━━━━━ Data supplied ━━━━━
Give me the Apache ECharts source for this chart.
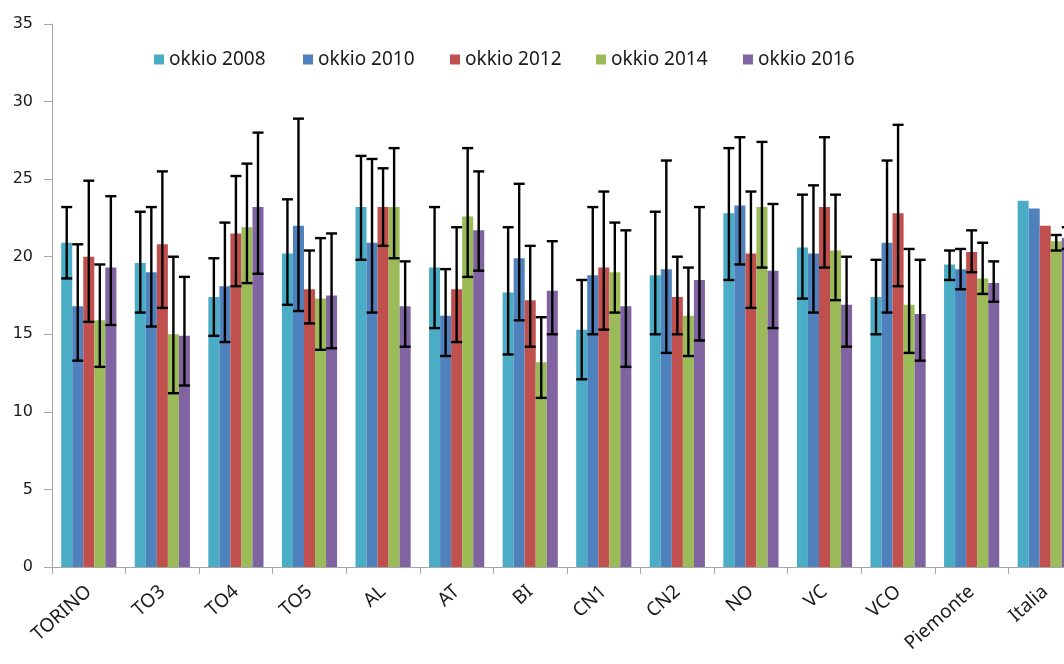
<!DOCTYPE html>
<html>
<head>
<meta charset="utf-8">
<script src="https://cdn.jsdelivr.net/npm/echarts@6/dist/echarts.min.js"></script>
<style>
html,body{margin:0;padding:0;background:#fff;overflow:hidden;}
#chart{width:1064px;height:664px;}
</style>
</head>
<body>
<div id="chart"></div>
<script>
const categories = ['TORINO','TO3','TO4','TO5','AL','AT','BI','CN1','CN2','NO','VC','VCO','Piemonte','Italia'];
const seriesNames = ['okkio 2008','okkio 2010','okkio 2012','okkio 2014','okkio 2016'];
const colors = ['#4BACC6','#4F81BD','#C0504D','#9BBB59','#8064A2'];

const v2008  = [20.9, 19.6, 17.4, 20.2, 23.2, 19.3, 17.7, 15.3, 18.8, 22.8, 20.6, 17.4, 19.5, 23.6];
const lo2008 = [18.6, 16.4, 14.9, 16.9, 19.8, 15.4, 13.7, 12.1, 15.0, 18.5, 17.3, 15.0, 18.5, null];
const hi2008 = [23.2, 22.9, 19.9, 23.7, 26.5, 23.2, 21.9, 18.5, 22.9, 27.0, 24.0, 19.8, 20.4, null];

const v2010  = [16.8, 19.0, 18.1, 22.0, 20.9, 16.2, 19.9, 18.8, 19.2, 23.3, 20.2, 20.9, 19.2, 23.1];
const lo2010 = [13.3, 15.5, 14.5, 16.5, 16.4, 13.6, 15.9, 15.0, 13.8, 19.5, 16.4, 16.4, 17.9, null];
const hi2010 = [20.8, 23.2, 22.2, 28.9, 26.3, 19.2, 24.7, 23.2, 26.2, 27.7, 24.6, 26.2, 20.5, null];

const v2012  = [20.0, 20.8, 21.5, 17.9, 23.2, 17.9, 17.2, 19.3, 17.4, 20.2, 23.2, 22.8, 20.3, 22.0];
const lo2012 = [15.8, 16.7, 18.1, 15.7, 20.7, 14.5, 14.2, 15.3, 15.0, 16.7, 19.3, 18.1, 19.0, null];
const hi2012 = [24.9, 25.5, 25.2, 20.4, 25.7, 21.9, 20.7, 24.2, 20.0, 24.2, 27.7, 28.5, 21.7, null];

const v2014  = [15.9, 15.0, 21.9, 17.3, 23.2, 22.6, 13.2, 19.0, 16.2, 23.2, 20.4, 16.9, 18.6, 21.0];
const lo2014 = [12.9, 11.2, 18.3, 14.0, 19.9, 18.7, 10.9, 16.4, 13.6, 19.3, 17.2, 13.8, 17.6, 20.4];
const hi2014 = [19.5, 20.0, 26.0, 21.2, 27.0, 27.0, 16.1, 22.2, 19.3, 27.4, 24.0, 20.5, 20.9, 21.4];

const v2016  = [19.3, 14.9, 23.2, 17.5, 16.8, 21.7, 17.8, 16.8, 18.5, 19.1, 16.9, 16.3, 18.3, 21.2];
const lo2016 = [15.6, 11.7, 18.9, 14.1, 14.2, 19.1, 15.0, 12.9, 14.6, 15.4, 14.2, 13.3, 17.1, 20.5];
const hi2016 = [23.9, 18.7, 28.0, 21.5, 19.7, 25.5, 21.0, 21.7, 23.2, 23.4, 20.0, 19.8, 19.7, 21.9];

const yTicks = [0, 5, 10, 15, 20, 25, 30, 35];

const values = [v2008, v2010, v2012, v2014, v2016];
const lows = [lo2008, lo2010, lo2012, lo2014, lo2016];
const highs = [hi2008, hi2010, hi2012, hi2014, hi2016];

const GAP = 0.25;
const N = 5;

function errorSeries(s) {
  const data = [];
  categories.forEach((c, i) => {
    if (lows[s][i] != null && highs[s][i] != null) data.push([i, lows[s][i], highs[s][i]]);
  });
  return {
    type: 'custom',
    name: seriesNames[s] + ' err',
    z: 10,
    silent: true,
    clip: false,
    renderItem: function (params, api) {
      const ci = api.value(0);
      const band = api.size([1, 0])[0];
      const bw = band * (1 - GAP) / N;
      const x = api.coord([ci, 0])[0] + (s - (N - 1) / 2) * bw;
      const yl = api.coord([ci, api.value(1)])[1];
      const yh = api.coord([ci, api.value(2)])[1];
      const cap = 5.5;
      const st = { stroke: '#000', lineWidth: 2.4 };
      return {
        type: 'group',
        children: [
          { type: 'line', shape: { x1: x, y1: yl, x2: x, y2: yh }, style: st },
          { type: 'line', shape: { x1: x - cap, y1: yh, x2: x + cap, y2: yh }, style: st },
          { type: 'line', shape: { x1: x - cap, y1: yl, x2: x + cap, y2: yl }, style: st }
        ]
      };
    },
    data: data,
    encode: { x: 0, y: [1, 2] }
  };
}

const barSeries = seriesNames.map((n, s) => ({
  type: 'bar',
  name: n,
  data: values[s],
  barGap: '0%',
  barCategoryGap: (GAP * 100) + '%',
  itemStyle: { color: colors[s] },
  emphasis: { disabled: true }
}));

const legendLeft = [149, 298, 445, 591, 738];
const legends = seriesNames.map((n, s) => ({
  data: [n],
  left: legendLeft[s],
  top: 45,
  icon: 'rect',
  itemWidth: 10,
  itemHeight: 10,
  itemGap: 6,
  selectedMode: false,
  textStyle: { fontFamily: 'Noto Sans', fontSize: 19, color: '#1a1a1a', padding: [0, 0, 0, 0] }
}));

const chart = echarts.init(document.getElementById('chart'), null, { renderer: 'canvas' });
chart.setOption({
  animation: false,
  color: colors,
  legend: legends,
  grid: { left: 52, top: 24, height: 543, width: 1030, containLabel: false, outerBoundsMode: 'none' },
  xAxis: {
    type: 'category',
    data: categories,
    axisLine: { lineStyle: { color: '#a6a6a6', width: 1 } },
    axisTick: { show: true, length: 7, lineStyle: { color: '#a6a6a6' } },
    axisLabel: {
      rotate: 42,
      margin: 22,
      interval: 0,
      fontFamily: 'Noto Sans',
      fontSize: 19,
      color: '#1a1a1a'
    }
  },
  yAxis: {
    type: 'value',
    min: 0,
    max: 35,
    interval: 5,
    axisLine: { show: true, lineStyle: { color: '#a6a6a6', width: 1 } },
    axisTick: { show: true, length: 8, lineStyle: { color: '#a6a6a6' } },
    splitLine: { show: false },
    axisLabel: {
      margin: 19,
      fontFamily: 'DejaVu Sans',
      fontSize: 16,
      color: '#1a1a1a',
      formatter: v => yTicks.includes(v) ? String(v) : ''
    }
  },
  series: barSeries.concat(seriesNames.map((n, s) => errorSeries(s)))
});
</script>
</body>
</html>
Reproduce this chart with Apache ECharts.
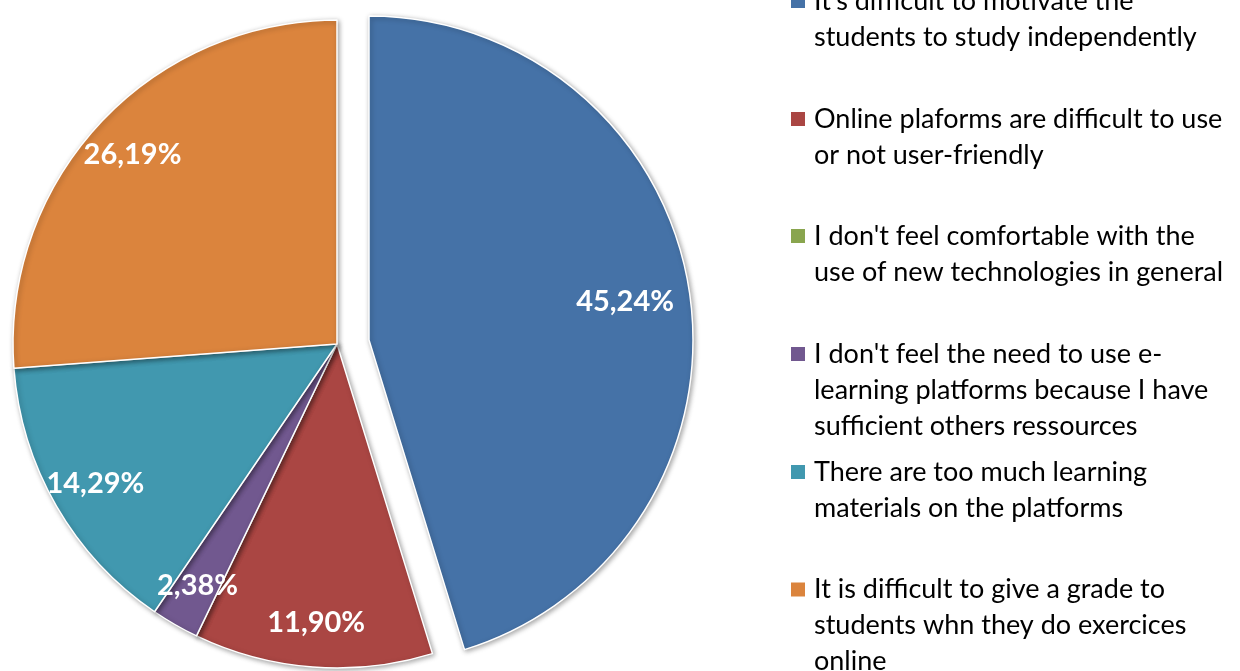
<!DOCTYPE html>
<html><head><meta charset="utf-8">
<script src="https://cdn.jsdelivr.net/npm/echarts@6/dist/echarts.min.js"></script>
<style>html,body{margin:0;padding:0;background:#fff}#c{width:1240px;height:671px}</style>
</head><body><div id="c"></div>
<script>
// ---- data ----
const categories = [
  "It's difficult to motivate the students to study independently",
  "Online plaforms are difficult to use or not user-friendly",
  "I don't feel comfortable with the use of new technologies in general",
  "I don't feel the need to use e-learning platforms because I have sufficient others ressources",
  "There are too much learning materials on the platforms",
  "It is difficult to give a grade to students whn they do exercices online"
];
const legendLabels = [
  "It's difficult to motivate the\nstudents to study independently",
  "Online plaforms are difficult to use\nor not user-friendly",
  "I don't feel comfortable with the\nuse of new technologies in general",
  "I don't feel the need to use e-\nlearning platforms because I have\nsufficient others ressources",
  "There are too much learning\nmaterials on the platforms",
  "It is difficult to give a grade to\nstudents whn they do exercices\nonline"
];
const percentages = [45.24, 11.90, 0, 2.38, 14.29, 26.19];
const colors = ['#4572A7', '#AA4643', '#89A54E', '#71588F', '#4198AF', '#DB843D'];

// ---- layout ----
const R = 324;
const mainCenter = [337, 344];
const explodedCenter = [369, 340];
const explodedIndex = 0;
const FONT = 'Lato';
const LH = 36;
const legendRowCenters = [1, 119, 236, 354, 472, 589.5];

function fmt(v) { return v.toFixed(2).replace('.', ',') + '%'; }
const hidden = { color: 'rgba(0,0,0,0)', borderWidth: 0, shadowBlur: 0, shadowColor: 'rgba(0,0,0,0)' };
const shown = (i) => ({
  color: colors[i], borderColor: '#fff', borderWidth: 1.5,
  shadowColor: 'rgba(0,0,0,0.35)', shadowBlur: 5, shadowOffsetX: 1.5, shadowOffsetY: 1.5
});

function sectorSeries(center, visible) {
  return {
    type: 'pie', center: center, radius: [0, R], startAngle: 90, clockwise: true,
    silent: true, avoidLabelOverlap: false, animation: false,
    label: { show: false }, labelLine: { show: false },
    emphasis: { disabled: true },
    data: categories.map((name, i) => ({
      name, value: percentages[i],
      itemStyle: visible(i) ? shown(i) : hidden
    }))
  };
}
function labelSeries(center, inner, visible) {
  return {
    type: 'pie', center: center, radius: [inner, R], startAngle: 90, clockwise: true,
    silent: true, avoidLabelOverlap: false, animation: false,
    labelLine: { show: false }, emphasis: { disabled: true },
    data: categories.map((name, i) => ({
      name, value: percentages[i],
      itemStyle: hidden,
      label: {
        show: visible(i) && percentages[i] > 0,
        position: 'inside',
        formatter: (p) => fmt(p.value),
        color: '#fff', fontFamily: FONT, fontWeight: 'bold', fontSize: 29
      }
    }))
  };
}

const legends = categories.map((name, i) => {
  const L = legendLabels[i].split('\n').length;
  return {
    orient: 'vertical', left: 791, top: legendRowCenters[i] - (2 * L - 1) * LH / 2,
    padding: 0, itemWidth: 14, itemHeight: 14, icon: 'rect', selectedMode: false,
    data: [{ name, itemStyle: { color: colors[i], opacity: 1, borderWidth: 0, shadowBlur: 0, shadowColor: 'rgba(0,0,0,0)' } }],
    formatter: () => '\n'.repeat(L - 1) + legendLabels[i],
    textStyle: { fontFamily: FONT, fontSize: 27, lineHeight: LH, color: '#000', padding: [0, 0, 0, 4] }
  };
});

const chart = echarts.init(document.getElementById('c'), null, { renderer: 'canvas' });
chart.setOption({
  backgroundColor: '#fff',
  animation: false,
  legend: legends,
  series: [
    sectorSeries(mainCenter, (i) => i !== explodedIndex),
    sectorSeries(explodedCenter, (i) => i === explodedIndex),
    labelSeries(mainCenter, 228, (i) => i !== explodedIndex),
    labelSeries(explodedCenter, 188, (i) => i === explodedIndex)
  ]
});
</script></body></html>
━━━━━
:: What you have to do ::
From the first line above down to the line with "colors = ['#4BACC6','#4F81BD','#C0504D','#9BBB59','#8064A2'];", reproduce every line and no others, omitting pictures.

:: Exercise response ::
Give me the Apache ECharts source for this chart.
<!DOCTYPE html>
<html>
<head>
<meta charset="utf-8">
<script src="https://cdn.jsdelivr.net/npm/echarts@6/dist/echarts.min.js"></script>
<style>
html,body{margin:0;padding:0;background:#fff;overflow:hidden;}
#chart{width:1064px;height:664px;}
</style>
</head>
<body>
<div id="chart"></div>
<script>
const categories = ['TORINO','TO3','TO4','TO5','AL','AT','BI','CN1','CN2','NO','VC','VCO','Piemonte','Italia'];
const seriesNames = ['okkio 2008','okkio 2010','okkio 2012','okkio 2014','okkio 2016'];
const colors = ['#4BACC6','#4F81BD','#C0504D','#9BBB59','#8064A2'];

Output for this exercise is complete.